Mais aussi, Emilie de Turckheim, fine stratège, nous emmène dans la variété des formes, dans le mélange baroque des diverses formes écrites, presque parlées, écrites et vocales, présentes, pas théâtrales ; beaucoup plus réelles que cela. De vraies voix encrées dans tous les sens, les règles bousculées, la forme folle, aussi folle que l'homme, la mère, la sœur, l'inconnu à la poupée, le patron queutard. La forme qui occupe l'esprit, qui réjouit. Chouette chouette chouette ! On applaudit ! Elle ose, le livre parle. Emilie lance le feu d'artifices. Les incongruités à chaque page, les étonnements à chaque pas. Le plaisir du lecteur. Et Sabine dans tout cela ? L'oublierait-on ? L'image de la vie ? Réfléchis digne lecteur !
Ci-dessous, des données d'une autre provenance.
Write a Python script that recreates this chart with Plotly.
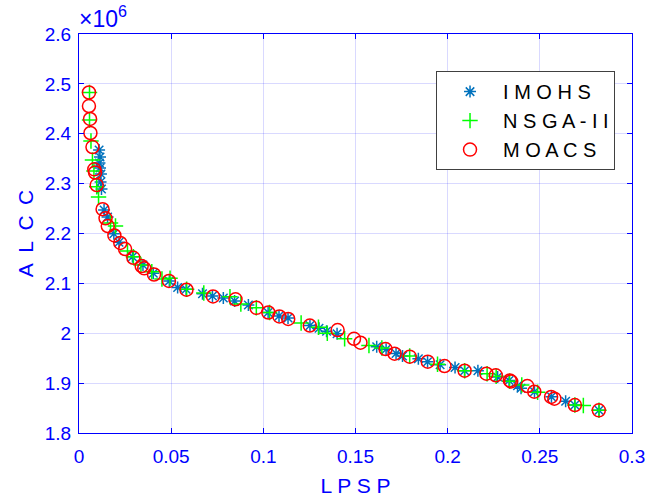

Et cette dimension intertextuelle et historique qui rythme avec assurance le récit, du premier article du titre au dernier mot, force à penser. Ou alors elle est laissée en suspens et en tant que lecteur, n'y perd-t-on pas une grande partie de l'intérêt du projet de l'auteur ? La pensée de la violence éternelle, banale mais jamais résolue. La violence faite aux femmes. La femme méprisée et brisée. Fissurée. Mais elle ne rompt pas. C'est elle qui en sort la plus vivante. Vivante tout court. Et prête à écrire pour se sauver.
Emilie de Turckheim écrit l'écriture.
L'écriture qui sauve.
L'écriture qui lie.
L'écriture qui raconte l'humanité.
L'écriture qui éveille la conscience.
L'écriture, arme de survie.

Un de ces livres à relire, une, deux, trois fois. Car on le referme en se disant que l'on n'a pas compris. Rien compris peut-être même. Pas assez, sans aucun doute. Un livre à strates. A strass. Il brille fort. Emilie de Turckheim aussi.